Secretary of Defense Lloyd Austin said he believes Ukraine is “making progress,” in the Kherson region of the country as they continue to counter Russia’s invasion, adding there has been a “kind of change in the battlefield dynamics.”
Austin attributed the change to the skill of Ukrainian soldiers and their strategic use of weapons supplied by US and NATO allies, specifically their use of the high mobility air rocket systems, or HIMARS. He made the comments in an exclusive interview with CNN’s Fareed Zakaria that aired Sunday on “Fareed Zakaria GPS.”
“What we’re seeing now is a kind of change in the battlefield dynamics,” Austin said. “They’ve done very, very well in the Kharkiv area and moved to take advantage of opportunities. The fight in the – the Kherson region’s going a bit slower, but they’re making progress.”
Austin said Ukrainian forces have used “technology like HIMARS” and employed it in the “right way” to “conduct attacks on things like logistical stores and command and control, that’s taking away – taken away significant capability from the Russians.”
In doing so, Ukrainians have “changed the dynamics, and it’s created an opportunity for the Ukrainians to maneuver,” he added.
When asked why the US has not supplied longer-range weapons that Ukrainians have asked for, Austin said he communicates with his Ukrainian counterpart, Minister of Defense Oleksii Reznikov, “routinely,” and believes the US has been “very effective in providing them those things that are very, very effective on a battlefield.”
While the US has provided Ukraine with HIMARS and guided multiple launch rocket systems, or GMLRS, to be used with the HIMAR systems, Ukraine has asked for Army Tactical Missile Systems, or ATACMS, which have a longer-range than the GLMR systems the US has provided so far.
ATACMS have a range of about 185 miles. The maximum range of US-provided weapons to Ukraine is around 49 miles.

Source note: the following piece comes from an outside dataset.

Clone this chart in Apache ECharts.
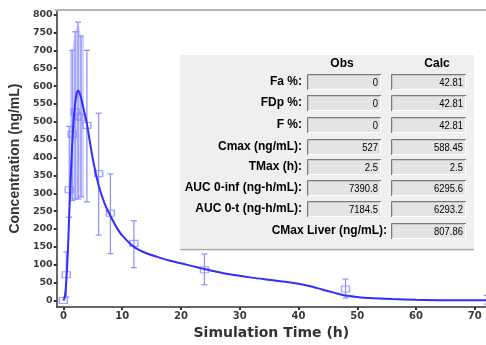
<!DOCTYPE html>
<html><head><meta charset="utf-8">
<script src="https://cdn.jsdelivr.net/npm/echarts@6/dist/echarts.min.js"></script>
<style>html,body{margin:0;padding:0;background:#fff}#c{width:486px;height:345px}</style>
</head><body><div id="c"></div>
<script>
// ---- data ----
var calcTimes  = [0,0.25,0.5,0.75,1,1.25,1.5,1.75,2,2.25,2.5,2.75,3,3.5,4,4.5,5,5.5,6,7,8,9,10,12,14,16,18,20,24,28,32,36,40,42,44,46,48,50,52,56,60,64,68,72];
var calcValues = [0,10,55,130,240,345,435,505,552,578,588,582,568,532,495,445,397,357,322,272,237,206,182,150,133,122,112,104,88,74,64,56,47,40,31,22,14,10,7,4,2,1,1,1];

var obsTimes = [0,0.5,1,1.5,2,2.5,3,4,6,8,12,24,48,72];
var obsMean  = [0,72,310,465,528,516,512,490,355,244,160,86,32,2];
var obsLow   = [0,10,233,280,284,284,290,276,183,131,92,44,7,-10];
var obsHigh  = [0,136,487,700,752,779,740,700,524,354,223,130,60,14];

var bandTimes = [1.1,1.5,2,2.5,3,3.5];
var bandHigh  = [700,700,752,779,740,740];
var bandLow   = [288,280,284,284,290,285];

var xTicks = [0,10,20,30,40,50,60,70];
var yTicks = [0,50,100,150,200,250,300,350,400,450,500,550,600,650,700,750,800];

var statHeaders = ['Obs','Calc'];
var statLabels  = ['Fa %:','FDp %:','F %:','Cmax (ng/mL):','TMax (h):','AUC 0-inf (ng-h/mL):','AUC 0-t (ng-h/mL):'];
var statObs     = ['0','0','0','527','2.5','7390.8','7184.5'];
var statCalc    = ['42.81','42.81','42.81','588.45','2.5','6295.6','6293.2'];
var liverLabel  = 'CMax Liver (ng/mL):';
var liverValue  = '807.86';

// ---- build ----
var chart = echarts.init(document.getElementById('c'), null, {renderer:'canvas'});
var curve = calcTimes.map(function(t,i){return [t, calcValues[i]];});
var obs = obsTimes.map(function(t,i){return [t, obsMean[i], obsLow[i], obsHigh[i]];});

var errColor = '#8c8cff';
var lineColor = '#2f2fff';
var bold = 'bold 12px "Liberation Sans", Arial, sans-serif';
var reg = '11px "Liberation Sans", Arial, sans-serif';

var g = [];
// top border
g.push({type:'line', shape:{x1:55,y1:10,x2:486,y2:10}, style:{stroke:'#b4b4b4', lineWidth:2}, z:1});
// panel
g.push({type:'rect', shape:{x:180,y:55,width:294,height:193}, style:{fill:'#efefef'}, z:100});
g.push({type:'line', shape:{x1:180,y1:249.5,x2:474,y2:249.5}, style:{stroke:'#a8a8a8', lineWidth:1.5}, z:100});
g.push({type:'text', x:342, y:64, style:{text:statHeaders[0], font:bold, fill:'#000', align:'center', verticalAlign:'middle'}, z:101});
g.push({type:'text', x:437, y:64, style:{text:statHeaders[1], font:bold, fill:'#000', align:'center', verticalAlign:'middle'}, z:101});
function box(x, yc, w, val){
  var y = yc - 8;
  g.push({type:'rect', shape:{x:x,y:y,width:w,height:16}, style:{fill:'#e4e4e4'}, z:101});
  g.push({type:'polyline', shape:{points:[[x+0.5,y+16],[x+0.5,y+0.5],[x+w,y+0.5]]}, style:{stroke:'#7a7a7a', lineWidth:1, fill:null}, z:102});
  g.push({type:'polyline', shape:{points:[[x+1.5,y+15],[x+1.5,y+1.5],[x+w-1,y+1.5]]}, style:{stroke:'#c8c8c8', lineWidth:1, fill:null}, z:102});
  g.push({type:'polyline', shape:{points:[[x+1,y+15.5],[x+w-0.5,y+15.5],[x+w-0.5,y+1]]}, style:{stroke:'#ffffff', lineWidth:1, fill:null}, z:102});
  g.push({type:'text', x:x+w-3, y:yc+1, scaleX:0.86, style:{text:val, font:reg, fill:'#000', align:'right', verticalAlign:'middle'}, z:103});
}
var rowY = [82,103,125,147,167,188,209];
for (var i=0;i<statLabels.length;i++){
  g.push({type:'text', x:302, y:rowY[i], style:{text:statLabels[i], font:bold, fill:'#000', align:'right', verticalAlign:'middle'}, z:101});
  box(307, rowY[i], 74, statObs[i]);
  box(391, rowY[i], 75, statCalc[i]);
}
g.push({type:'text', x:387, y:231, style:{text:liverLabel, font:bold, fill:'#000', align:'right', verticalAlign:'middle'}, z:101});
box(391, 231, 75, liverValue);

var axisLabelFont = {fontFamily:'"DejaVu Sans", sans-serif', fontWeight:'bold', fontSize:10, color:'#3a3a3a'};

chart.setOption({
  animation:false,
  backgroundColor:'#ffffff',
  grid:{left:55, right:-2, top:10, bottom:34, containLabel:false},
  xAxis:{
    type:'value', min:-1.13, max:71.9,
    name:'Simulation Time (h)', nameLocation:'middle', nameGap:13,
    nameTextStyle:{fontFamily:'"DejaVu Sans", sans-serif', fontWeight:'bold', fontSize:14, color:'#333'},
    axisLine:{show:true, onZero:false, lineStyle:{color:'#333', width:1.5}},
    axisTick:{show:true, customValues:xTicks, length:3, lineStyle:{color:'#333', width:2}},
    axisLabel:Object.assign({customValues:xTicks, margin:4}, axisLabelFont),
    splitLine:{show:false}
  },
  yAxis:{
    type:'value', min:-18.5, max:813,
    name:'Concentration (ng/mL)', nameLocation:'middle', nameGap:30, nameRotate:90,
    nameTextStyle:{fontFamily:'"Liberation Sans", Arial, sans-serif', fontWeight:'bold', fontSize:14, color:'#333'},
    axisLine:{show:true, onZero:false, lineStyle:{color:'#333', width:1.5}},
    axisTick:{show:true, customValues:yTicks, length:3, lineStyle:{color:'#333', width:2}},
    axisLabel:Object.assign({customValues:yTicks, margin:4}, axisLabelFont, {fontSize:9.5}),
    splitLine:{show:false}
  },
  graphic:g,
  series:[
    {
      type:'custom', name:'band', z:2, silent:true,
      data:[[0,0]],
      renderItem:function(params, api){
        var pts = [];
        for (var i=0;i<bandTimes.length;i++) pts.push(api.coord([bandTimes[i], bandHigh[i]]));
        for (var j=bandTimes.length-1;j>=0;j--) pts.push(api.coord([bandTimes[j], bandLow[j]]));
        return {type:'polygon', shape:{points:pts}, style:{fill:'rgba(140,140,255,0.38)', stroke:null}};
      }
    },
    {
      type:'custom', name:'err', z:3, silent:true,
      data:obs,
      renderItem:function(params, api){
        var x = api.value(0);
        var lo = api.coord([x, api.value(2)]);
        var hi = api.coord([x, api.value(3)]);
        if (api.value(2) === api.value(3)) return null;
        var cw = 3;
        return {type:'group', children:[
          {type:'line', shape:{x1:lo[0],y1:lo[1],x2:hi[0],y2:hi[1]}, style:{stroke:errColor, lineWidth:1.2}},
          {type:'line', shape:{x1:lo[0]-cw,y1:lo[1],x2:lo[0]+cw,y2:lo[1]}, style:{stroke:errColor, lineWidth:1.2}},
          {type:'line', shape:{x1:hi[0]-cw,y1:hi[1],x2:hi[0]+cw,y2:hi[1]}, style:{stroke:errColor, lineWidth:1.2}}
        ]};
      }
    },
    {
      type:'scatter', name:'Obs', z:4, symbol:'rect', symbolSize:[8,6],
      data:obs.map(function(d){return [d[0], d[1]];}),
      itemStyle:{color:'rgba(255,255,255,0)', borderColor:errColor, borderWidth:1.3}
    },
    {
      type:'line', name:'Calc', z:5, data:curve, smooth:0.3, showSymbol:false,
      lineStyle:{color:lineColor, width:2}
    }
  ]
});
</script></body></html>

Austin praised the successes Ukrainians have had on the battlefield and noted they are using the weapons and technology given to them by the US in the “right way.”
“It’s not just about the equipment that you have. It’s about how you employ that equipment, how you synchronize things together to create battlefield effects that then can create opportunities,” he said.
Austin said what will happen in Ukraine is “hard to predict,” but he said the US will “continue to provide security assistance to the Ukrainians for as long as it takes.”
“The Ukrainians have amazed the world in terms of their ability to fight back, their ability to exercise initiative, their commitment to the defense of their democracy,” he said. “And that willingness to fight has rallied the international community in an effort to help provide them the security assistance so that they can continue to fight.”
China and Taiwan
Austin said while he does not “see an imminent invasion” of Taiwan by China, he believes Chinese President Xi Jinping used the August 3 visit to the self-governing island by US House Speaker Nancy Pelosi as an opportunity to “begin to try to create a new normal.”
Pelosi was the first sitting US House Speaker to visit the island in 25 years. China responded by launching military exercises in the seas and airspace around Taiwan.
“We saw a number of centerline crossings of the Taiwan Strait by their aircraft, and that number has increased over time. We’ve seen more activity with their surface vessels in the waters in and around Taiwan,” Austin said.
China’s ruling Communist Party considers Taiwan a part of its territory, despite never having governed it, and has vowed to “reunify” it with the Chinese mainland, by force if necessary.
Austin said he has spoken to his Chinese counterpart, Chinese Minister of National Defense Wei Fenghe, “on the phone and in person” during his time as Secretary of Defense, but the communication channel between the two is “not open” right now.
“We’ll do everything we can to continue to signal that we want those channels open, and I would hope that China would begin to lean forward a bit more and work with us,” Austin said.
When asked if the US military was prepared to defend Taiwan, Austin said the military is “always prepared to protect our interests and live up to our commitments.”
In an interview with CBS’ “60 Minutes” that aired last month, President Joe Biden reiterated a previous pledge to defend Taiwan in the event of an invasion, but he specified that “US men and women” would be involved in the effort.
“I think the President was clear in providing his answers as he responded to a hypothetical question. But, again, we continue to work to make sure that we have the right capabilities in the right places to ensure that we help our allies maintain a free and open Indo-Pacific,” Austin said.
Austin reiterated that the Biden administration’s policy toward Taiwan, the One China Policy, “hasn’t changed.”’
Under the “One China” policy, the US acknowledges China’s position that Taiwan is a part of China but has never officially recognized the Communist Party’s claim to the island of 23 million. The US provides Taiwan with defensive weapons but has remained intentionally ambiguous on whether it would intervene militarily in the event of a Chinese attack.
“In accordance with the Taiwan Relations Act, you know, we’re committed to helping Taiwan develop the capability to defend itself, and that work has gone on over time,” he said.